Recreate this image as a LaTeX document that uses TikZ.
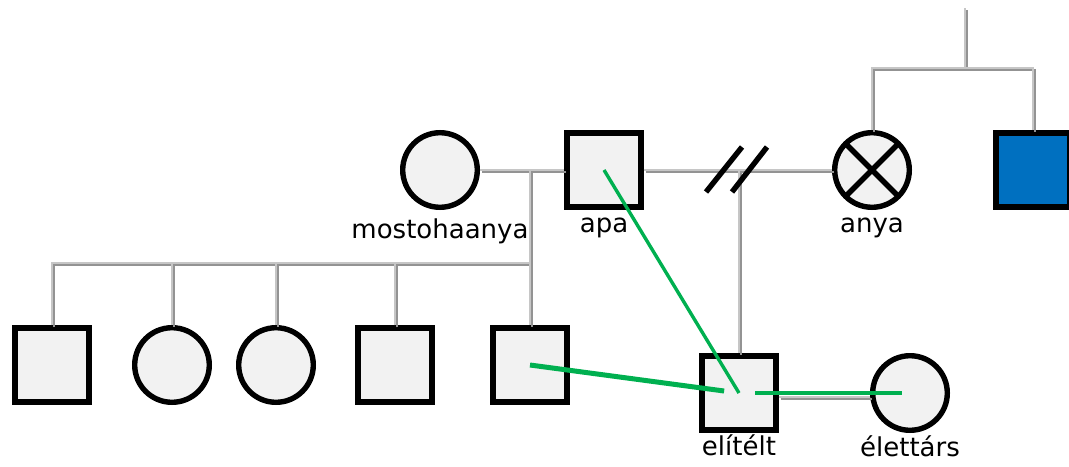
\documentclass[tikz,border=0pt]{standalone}
\usepackage{fontspec}
\setmainfont{DejaVu Sans}
\usetikzlibrary{positioning}
\definecolor{bondgreen}{HTML}{00B050}
\definecolor{sibblue}{HTML}{0070C0}

% all grey family lines, drawn twice (shade, then line)
\newcommand\familylines{%
  \draw[kin] (gp) -- (gpbar);
  \draw[kin] (anya.north) |- (gpbar) -| (sib.north);
  \draw[kin] (step.east) -- (apa.west);
  \draw[kin] (m1) -- (c5.north);
  \foreach \c in {c1,c2,c3,c4}
    \draw[kin] (\c.north) |- (kbar);
  \draw[kin] (apa.east) -- (anya.west);
  \draw[kin] (m2) -- (eli.north);
  \draw[kin] ([yshift=-2pt]eli.east) -- ([yshift=-2pt]partner.west);
}

\begin{document}
\begin{tikzpicture}[
  x=0.5pt, y=-0.5pt,
  font=\fontsize{13}{15}\selectfont,
  person/.style={draw, line width=2.7pt, fill=gray!10, inner sep=0pt},
  male/.style={person, rectangle, minimum size=37pt},
  female/.style={person, circle, minimum size=37.3pt},
  crossed/.style={path picture={
    \draw[line width=2.7pt] (path picture bounding box.north west) -- (path picture bounding box.south east)
      (path picture bounding box.south west) -- (path picture bounding box.north east);}},
  every label/.style={inner sep=1pt, font=\fontsize{13}{15}\selectfont},
  label distance=3pt,
  kin/.style={draw=gray!45, line width=1.3pt},
  shade/.style={kin/.style={draw=gray!85, line width=1.3pt}},
  divorce/.style={draw, line width=2.7pt},
  bond/.style={draw=bondgreen, line width=1.7pt},
]
  \useasboundingbox (0,0) rectangle (1069,466);

  % Parents' generation
  \node[female, label=below:mostohaanya] (step) at (440,170) {};
  \node[male, label=below:apa] (apa) at (604,170) {};
  \node[female, crossed, label=below:anya] (anya) at (872,170) {};
  \node[male, fill=sibblue] (sib) at (1033,170) {};

  % Children
  \node[male] (c1) at (52,365) {};
  \node[female] (c2) at (172,365) {};
  \node[female] (c3) at (276,365) {};
  \node[male] (c4) at (395,365) {};
  \node[male] (c5) at (530,365) {};
  \node[male, label={[label distance=0pt]below:elítélt}] (eli) at (739,393) {};
  \node[female, label={[label distance=0pt]below:élettárs}] (partner) at (910,393) {};

  % Junctions
  \coordinate (gp) at (965,8);
  \coordinate (gpbar) at (965,68);
  \coordinate (m1) at (530,170);
  \coordinate (kbar) at (530,263);
  \coordinate (m2) at (739,170);

  % Family lines
  \begin{scope}[shade, transform canvas={shift={(1pt,-1pt)}}]
    \familylines
  \end{scope}
  \familylines

  % Divorce mark
  \draw[divorce] (706,192) -- (742,147) (732,192) -- (767,147);

  % Relations
  \draw[bond, line width=2.5pt, shorten >=7.5pt] (c5.center) -- (eli.center);
  \draw[bond] (apa.center) -- (eli.center);
  \draw[bond, shorten <=8pt, shorten >=4pt] (eli.center) -- (partner.center);
\end{tikzpicture}
\end{document}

# Your goal
Copy the material exactly. Do not include the pictures.

# Written answer
Recreate this image as a LaTeX document that uses TikZ.
\documentclass[tikz,border=0pt]{standalone}
\usepackage{fontspec}
\setmainfont{DejaVu Sans}
\usetikzlibrary{positioning}
\definecolor{bondgreen}{HTML}{00B050}
\definecolor{sibblue}{HTML}{0070C0}

% all grey family lines, drawn twice (shade, then line)
\newcommand\familylines{%
  \draw[kin] (gp) -- (gpbar);
  \draw[kin] (anya.north) |- (gpbar) -| (sib.north);
  \draw[kin] (step.east) -- (apa.west);
  \draw[kin] (m1) -- (c5.north);
  \foreach \c in {c1,c2,c3,c4}
    \draw[kin] (\c.north) |- (kbar);
  \draw[kin] (apa.east) -- (anya.west);
  \draw[kin] (m2) -- (eli.north);
  \draw[kin] ([yshift=-2pt]eli.east) -- ([yshift=-2pt]partner.west);
}

\begin{document}
\begin{tikzpicture}[
  x=0.5pt, y=-0.5pt,
  font=\fontsize{13}{15}\selectfont,
  person/.style={draw, line width=2.7pt, fill=gray!10, inner sep=0pt},
  male/.style={person, rectangle, minimum size=37pt},
  female/.style={person, circle, minimum size=37.3pt},
  crossed/.style={path picture={
    \draw[line width=2.7pt] (path picture bounding box.north west) -- (path picture bounding box.south east)
      (path picture bounding box.south west) -- (path picture bounding box.north east);}},
  every label/.style={inner sep=1pt, font=\fontsize{13}{15}\selectfont},
  label distance=3pt,
  kin/.style={draw=gray!45, line width=1.3pt},
  shade/.style={kin/.style={draw=gray!85, line width=1.3pt}},
  divorce/.style={draw, line width=2.7pt},
  bond/.style={draw=bondgreen, line width=1.7pt},
]
  \useasboundingbox (0,0) rectangle (1069,466);

  % Parents' generation
  \node[female, label=below:mostohaanya] (step) at (440,170) {};
  \node[male, label=below:apa] (apa) at (604,170) {};
  \node[female, crossed, label=below:anya] (anya) at (872,170) {};
  \node[male, fill=sibblue] (sib) at (1033,170) {};

  % Children
  \node[male] (c1) at (52,365) {};
  \node[female] (c2) at (172,365) {};
  \node[female] (c3) at (276,365) {};
  \node[male] (c4) at (395,365) {};
  \node[male] (c5) at (530,365) {};
  \node[male, label={[label distance=0pt]below:elítélt}] (eli) at (739,393) {};
  \node[female, label={[label distance=0pt]below:élettárs}] (partner) at (910,393) {};

  % Junctions
  \coordinate (gp) at (965,8);
  \coordinate (gpbar) at (965,68);
  \coordinate (m1) at (530,170);
  \coordinate (kbar) at (530,263);
  \coordinate (m2) at (739,170);

  % Family lines
  \begin{scope}[shade, transform canvas={shift={(1pt,-1pt)}}]
    \familylines
  \end{scope}
  \familylines

  % Divorce mark
  \draw[divorce] (706,192) -- (742,147) (732,192) -- (767,147);

  % Relations
  \draw[bond, line width=2.5pt, shorten >=7.5pt] (c5.center) -- (eli.center);
  \draw[bond] (apa.center) -- (eli.center);
  \draw[bond, shorten <=8pt, shorten >=4pt] (eli.center) -- (partner.center);
\end{tikzpicture}
\end{document}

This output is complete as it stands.